Śnięte ryby w okolicach Krakowa! Strażacy wyłowili ich już setki
Śnięte ryby w okolicach Krakowa! Strażacy wyłowili je ze stawu w rejonie ulic Krzewowej i Falistej na terenie Bielańsko-Tynieckiego Parku Krajobrazowego. Jaka jest przyczyna śnięcia ryb? Czy woda w zbiorniku jest skażona?
Śnięte ryby w okolicach Krakowa
Niepokojące wieści z okolic Krakowa. W sobotę do Stanowiska Kierowania Komendanta Miejskiej Straży Pożarnej w Krakowie wpłynęło zgłoszenie o śniętych rybach w niewielkim akwenie wodnym (powierzchnia stawu to ok. 20 na 50 metrów) przy ul. Krzewowej w Krakowie. Na miejsce udały się zastępy straży pożarnej, a także policja i przedstawiciele Wojewódzkiego Inspektoratu Ochrony Środowiska.
Strażacy wyłowili ze stawu ok. 300 śniętych karasi.
Były to małe karasie. Strażacy na łodziach zebrali je za pomocą podbieraków i na brzegu przekazali do utylizacji
– powiedział w niedzielę PAP Hubert Ciepły z zespołu prasowego Komendy Wojewódzkiej Państwowej Straży Pożarnej w Krakowie.
Przyczyny śnięcia ryb w Krakowie
Pracownicy WIOŚ w Krakowie pobrali próbki wody do badania. Jak się okazało, wyniki nie wykazały substancji niebezpiecznych.
(…) jedna próbka posiadała niski stopień natlenienia, pozostałe były w normie.

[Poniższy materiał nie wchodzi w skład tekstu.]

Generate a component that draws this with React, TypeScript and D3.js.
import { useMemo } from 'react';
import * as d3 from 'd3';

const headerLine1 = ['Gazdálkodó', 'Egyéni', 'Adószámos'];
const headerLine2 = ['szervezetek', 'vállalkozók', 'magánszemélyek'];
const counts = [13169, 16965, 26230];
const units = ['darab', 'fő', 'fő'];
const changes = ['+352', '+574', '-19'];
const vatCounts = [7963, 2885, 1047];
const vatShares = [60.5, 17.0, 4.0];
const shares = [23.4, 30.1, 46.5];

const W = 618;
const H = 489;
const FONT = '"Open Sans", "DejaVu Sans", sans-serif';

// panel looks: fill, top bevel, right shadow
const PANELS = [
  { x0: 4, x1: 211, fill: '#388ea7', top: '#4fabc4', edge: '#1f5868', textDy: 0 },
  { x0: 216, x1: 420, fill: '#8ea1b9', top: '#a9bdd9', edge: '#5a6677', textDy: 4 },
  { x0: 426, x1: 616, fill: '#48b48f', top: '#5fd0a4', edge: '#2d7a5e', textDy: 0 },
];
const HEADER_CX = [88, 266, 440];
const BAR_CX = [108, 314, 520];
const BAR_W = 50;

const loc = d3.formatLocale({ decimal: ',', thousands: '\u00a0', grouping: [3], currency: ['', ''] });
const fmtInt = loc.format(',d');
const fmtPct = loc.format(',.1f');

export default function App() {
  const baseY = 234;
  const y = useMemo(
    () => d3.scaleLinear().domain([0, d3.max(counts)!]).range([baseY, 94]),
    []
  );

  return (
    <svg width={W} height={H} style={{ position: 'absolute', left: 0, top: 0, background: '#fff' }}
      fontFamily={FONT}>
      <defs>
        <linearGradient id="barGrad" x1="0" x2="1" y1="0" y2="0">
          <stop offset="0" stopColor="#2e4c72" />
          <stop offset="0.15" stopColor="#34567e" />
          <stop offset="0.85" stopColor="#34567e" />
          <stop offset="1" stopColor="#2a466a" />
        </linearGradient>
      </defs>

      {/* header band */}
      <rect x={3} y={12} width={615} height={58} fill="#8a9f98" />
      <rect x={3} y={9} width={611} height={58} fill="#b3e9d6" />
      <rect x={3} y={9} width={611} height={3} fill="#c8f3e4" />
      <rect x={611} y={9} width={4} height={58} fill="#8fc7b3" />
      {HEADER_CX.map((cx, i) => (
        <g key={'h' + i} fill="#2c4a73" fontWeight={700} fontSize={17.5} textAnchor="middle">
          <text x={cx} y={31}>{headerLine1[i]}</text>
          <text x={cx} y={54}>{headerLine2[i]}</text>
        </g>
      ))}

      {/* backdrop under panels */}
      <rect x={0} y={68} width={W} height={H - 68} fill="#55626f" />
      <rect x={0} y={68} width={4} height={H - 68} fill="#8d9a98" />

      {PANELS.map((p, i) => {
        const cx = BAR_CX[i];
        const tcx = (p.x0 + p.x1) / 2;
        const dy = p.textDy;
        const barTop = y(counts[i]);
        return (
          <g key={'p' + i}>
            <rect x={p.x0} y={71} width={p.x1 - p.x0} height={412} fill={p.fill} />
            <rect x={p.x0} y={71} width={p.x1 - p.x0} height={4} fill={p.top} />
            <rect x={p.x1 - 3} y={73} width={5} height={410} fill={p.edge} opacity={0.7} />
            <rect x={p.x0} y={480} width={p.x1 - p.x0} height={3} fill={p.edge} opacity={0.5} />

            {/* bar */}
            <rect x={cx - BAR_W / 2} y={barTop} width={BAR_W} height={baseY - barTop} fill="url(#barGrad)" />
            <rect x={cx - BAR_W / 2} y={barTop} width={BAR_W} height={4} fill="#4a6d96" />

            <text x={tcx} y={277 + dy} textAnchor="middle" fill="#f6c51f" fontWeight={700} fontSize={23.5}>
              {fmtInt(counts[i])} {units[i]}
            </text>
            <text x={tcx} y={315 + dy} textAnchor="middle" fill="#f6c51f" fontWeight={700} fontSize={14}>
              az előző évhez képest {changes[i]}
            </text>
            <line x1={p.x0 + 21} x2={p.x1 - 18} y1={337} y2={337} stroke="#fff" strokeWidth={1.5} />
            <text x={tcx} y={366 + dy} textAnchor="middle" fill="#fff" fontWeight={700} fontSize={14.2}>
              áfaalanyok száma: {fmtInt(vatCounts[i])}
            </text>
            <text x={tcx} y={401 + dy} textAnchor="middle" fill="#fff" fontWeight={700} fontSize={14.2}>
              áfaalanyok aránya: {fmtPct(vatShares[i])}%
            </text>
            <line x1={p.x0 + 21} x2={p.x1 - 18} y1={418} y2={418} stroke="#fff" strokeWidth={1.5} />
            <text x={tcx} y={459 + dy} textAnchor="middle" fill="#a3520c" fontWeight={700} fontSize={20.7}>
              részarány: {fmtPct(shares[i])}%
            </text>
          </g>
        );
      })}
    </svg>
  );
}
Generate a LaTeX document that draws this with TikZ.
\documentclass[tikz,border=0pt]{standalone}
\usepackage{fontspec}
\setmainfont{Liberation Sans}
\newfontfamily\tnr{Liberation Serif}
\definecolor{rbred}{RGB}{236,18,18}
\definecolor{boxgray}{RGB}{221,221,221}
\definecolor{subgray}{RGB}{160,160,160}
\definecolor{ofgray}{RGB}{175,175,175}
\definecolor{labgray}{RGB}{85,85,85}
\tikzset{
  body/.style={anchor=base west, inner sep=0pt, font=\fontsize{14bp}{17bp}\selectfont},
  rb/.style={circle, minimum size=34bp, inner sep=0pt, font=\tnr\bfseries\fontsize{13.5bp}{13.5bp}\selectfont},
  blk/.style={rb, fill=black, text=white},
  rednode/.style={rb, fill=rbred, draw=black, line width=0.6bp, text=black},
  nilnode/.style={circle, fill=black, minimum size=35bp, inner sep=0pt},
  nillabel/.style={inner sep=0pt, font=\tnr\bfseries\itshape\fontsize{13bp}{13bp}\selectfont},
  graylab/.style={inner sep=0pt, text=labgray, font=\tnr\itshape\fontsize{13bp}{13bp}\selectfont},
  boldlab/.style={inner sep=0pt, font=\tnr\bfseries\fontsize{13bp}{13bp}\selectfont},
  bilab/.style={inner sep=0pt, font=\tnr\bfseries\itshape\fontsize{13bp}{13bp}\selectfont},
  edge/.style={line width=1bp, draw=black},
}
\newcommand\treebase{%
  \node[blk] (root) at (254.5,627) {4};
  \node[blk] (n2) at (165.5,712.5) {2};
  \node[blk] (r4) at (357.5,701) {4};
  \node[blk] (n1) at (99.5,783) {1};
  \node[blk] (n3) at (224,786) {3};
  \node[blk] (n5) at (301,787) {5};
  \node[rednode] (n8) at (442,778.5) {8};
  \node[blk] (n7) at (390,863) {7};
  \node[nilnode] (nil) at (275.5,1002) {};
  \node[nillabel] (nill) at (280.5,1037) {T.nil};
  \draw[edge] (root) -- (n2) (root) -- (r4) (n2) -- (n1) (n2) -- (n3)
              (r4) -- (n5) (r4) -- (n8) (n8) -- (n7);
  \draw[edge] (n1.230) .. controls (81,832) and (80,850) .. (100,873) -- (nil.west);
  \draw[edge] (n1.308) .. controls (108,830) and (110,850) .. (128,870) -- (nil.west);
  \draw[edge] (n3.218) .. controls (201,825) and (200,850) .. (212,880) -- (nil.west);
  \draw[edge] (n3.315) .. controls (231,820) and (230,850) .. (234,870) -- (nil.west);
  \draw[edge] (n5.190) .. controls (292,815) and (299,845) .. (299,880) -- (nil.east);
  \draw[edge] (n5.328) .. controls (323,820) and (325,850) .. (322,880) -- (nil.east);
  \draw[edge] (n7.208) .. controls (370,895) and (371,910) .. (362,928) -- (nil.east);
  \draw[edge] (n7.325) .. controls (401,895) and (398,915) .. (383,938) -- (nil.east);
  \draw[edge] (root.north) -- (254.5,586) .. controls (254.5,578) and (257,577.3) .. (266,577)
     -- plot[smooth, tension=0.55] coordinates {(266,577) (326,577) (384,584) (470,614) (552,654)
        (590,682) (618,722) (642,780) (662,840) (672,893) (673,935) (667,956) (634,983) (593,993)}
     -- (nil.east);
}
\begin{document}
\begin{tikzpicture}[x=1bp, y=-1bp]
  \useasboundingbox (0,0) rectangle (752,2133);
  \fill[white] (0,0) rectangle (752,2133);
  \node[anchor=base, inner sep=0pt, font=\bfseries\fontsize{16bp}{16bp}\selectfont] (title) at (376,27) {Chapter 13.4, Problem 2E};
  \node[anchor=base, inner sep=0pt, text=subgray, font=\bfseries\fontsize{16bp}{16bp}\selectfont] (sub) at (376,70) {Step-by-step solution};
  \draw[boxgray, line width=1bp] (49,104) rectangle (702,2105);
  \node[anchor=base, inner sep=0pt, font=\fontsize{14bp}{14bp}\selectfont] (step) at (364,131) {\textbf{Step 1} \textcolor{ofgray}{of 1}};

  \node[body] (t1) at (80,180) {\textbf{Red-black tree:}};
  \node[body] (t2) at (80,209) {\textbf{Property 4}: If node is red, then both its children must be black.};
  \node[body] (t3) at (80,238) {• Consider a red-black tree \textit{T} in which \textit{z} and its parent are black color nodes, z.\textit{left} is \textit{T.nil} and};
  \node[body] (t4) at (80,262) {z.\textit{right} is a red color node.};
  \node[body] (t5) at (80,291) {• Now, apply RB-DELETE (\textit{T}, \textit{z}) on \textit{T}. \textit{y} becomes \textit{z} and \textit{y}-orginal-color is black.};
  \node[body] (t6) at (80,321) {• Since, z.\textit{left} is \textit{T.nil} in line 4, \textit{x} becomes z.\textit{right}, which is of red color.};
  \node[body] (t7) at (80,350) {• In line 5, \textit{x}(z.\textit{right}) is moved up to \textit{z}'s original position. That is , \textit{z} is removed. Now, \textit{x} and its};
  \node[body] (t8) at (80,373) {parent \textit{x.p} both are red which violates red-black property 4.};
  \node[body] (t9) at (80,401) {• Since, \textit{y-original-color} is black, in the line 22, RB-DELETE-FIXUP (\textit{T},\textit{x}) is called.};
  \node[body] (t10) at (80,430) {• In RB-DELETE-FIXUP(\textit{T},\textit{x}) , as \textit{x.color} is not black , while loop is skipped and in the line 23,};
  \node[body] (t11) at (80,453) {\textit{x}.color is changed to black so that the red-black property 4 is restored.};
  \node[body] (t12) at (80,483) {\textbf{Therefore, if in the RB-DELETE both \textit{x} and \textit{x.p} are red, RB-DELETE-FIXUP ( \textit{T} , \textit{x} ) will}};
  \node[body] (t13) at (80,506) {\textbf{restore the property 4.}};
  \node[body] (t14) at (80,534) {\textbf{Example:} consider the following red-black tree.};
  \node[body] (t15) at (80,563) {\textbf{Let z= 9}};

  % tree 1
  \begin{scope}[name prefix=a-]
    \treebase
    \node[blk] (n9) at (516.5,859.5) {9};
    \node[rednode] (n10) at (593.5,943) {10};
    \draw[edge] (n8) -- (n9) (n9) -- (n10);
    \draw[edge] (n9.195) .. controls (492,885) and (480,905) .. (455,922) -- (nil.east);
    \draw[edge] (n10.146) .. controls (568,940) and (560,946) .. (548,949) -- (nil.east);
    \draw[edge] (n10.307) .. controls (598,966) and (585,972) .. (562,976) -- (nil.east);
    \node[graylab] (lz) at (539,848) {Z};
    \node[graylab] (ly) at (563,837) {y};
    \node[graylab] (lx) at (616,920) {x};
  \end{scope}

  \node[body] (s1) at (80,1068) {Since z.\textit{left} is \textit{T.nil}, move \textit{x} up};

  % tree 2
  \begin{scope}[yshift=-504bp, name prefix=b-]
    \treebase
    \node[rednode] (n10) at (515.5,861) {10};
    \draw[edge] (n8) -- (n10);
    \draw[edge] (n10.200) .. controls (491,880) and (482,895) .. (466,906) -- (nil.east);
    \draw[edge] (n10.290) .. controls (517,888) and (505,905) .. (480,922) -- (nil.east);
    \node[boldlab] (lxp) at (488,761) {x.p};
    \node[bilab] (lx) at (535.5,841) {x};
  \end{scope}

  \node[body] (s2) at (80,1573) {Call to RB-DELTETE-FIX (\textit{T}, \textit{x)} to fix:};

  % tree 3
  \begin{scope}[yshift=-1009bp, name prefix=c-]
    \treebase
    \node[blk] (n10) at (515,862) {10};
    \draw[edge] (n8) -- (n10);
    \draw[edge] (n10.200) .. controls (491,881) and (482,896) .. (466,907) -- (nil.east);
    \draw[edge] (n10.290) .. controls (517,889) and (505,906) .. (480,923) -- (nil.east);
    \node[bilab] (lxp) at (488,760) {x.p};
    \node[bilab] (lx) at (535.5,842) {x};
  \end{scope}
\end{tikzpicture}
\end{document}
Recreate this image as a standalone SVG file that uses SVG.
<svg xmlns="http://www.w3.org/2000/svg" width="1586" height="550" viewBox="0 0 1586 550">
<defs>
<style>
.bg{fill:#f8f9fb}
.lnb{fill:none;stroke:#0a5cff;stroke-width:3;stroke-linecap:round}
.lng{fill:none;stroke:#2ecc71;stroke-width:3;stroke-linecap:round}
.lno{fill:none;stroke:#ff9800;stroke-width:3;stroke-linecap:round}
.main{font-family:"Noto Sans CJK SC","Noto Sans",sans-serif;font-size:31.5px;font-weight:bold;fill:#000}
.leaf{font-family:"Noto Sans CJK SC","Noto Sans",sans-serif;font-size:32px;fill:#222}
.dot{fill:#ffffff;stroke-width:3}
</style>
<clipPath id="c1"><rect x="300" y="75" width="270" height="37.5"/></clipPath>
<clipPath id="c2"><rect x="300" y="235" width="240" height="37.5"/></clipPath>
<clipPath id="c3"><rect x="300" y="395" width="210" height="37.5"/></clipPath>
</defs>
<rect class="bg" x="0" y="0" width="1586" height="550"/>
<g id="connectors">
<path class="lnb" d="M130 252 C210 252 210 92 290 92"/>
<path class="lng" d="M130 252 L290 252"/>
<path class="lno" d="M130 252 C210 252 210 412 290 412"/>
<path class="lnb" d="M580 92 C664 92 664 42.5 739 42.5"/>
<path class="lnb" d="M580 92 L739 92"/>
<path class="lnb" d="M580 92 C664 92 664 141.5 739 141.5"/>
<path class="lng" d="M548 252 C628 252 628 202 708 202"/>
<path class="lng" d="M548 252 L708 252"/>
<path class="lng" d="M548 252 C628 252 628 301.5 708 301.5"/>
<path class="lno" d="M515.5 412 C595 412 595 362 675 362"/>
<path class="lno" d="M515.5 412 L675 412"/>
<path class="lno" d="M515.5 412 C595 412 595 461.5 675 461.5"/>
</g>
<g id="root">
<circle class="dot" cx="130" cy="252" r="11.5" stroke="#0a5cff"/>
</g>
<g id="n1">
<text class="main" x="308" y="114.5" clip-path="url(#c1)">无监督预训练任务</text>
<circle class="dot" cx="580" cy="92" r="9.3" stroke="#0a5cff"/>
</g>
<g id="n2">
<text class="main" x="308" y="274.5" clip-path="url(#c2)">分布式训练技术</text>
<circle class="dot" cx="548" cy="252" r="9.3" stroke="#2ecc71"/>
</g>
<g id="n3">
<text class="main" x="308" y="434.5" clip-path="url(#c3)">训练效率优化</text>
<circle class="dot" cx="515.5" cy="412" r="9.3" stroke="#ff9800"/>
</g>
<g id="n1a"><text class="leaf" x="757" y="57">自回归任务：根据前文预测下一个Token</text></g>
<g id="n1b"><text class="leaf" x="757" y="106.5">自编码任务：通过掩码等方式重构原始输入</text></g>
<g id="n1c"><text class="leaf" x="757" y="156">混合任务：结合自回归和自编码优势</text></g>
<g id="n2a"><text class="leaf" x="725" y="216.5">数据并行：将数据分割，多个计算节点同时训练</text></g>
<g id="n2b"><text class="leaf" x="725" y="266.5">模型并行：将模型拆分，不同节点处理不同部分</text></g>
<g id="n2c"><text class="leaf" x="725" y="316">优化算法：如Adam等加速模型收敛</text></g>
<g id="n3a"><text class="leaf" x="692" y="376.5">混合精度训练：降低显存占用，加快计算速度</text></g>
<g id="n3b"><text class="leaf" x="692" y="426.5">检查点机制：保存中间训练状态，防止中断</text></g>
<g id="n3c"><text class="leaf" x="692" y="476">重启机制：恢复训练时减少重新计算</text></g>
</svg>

Staw był mocno zarośnięty glonami. Na miejscu była firma mająca oczyścić staw
– przekazała w niedzielę PAP rzeczniczka prasowa WIOŚ Magdalena Gala.
Zdaniem służb nie ma powodów do paniki, ponieważ przyczyny śnięcia ryb były naturalne: to wysoka temperatura wody oraz brak tlenu.
Również w weekend strażacy otrzymali podobne zgłoszenie dotyczące Jeziora Mucharskiego. W tym przypadku doliczono się ok. 140 śniętych ryb niewielkich rozmiarów. W niedzielę na polecenie wojewody małopolskiego Łukasza Kmity odbyło się doraźne posiedzenie Wojewódzkiego Zespołu Zarządzania Kryzysowego, związane z niepokojącymi zdarzeniami minionego weekendu.
Trzymamy rękę na pulsie, stąd posiedzenie Wojewódzkiego Zespołu Zarządzania Kryzysowego. Zawsze kluczowe jest laboratoryjne zbadanie próbek. W obu sytuacjach na terenie Małopolski nie ma potwierdzenia, by były to czynniki chemiczne. Postępujemy zgodnie z przewidzianymi procedurami. Polecam wszystkim służbom dokładny monitoring, ścisłą współpracę i bieżącą wymianę informacji
– mówi Łukasz Kmita, cytowany przez portal krakownaszemiasto.pl.
Przypomnijmy: w ostatnich tygodniach doszło do jednej z największych katastrof ekologicznych w Polsce. Z Odry wyłowiono tony śniętych ryb.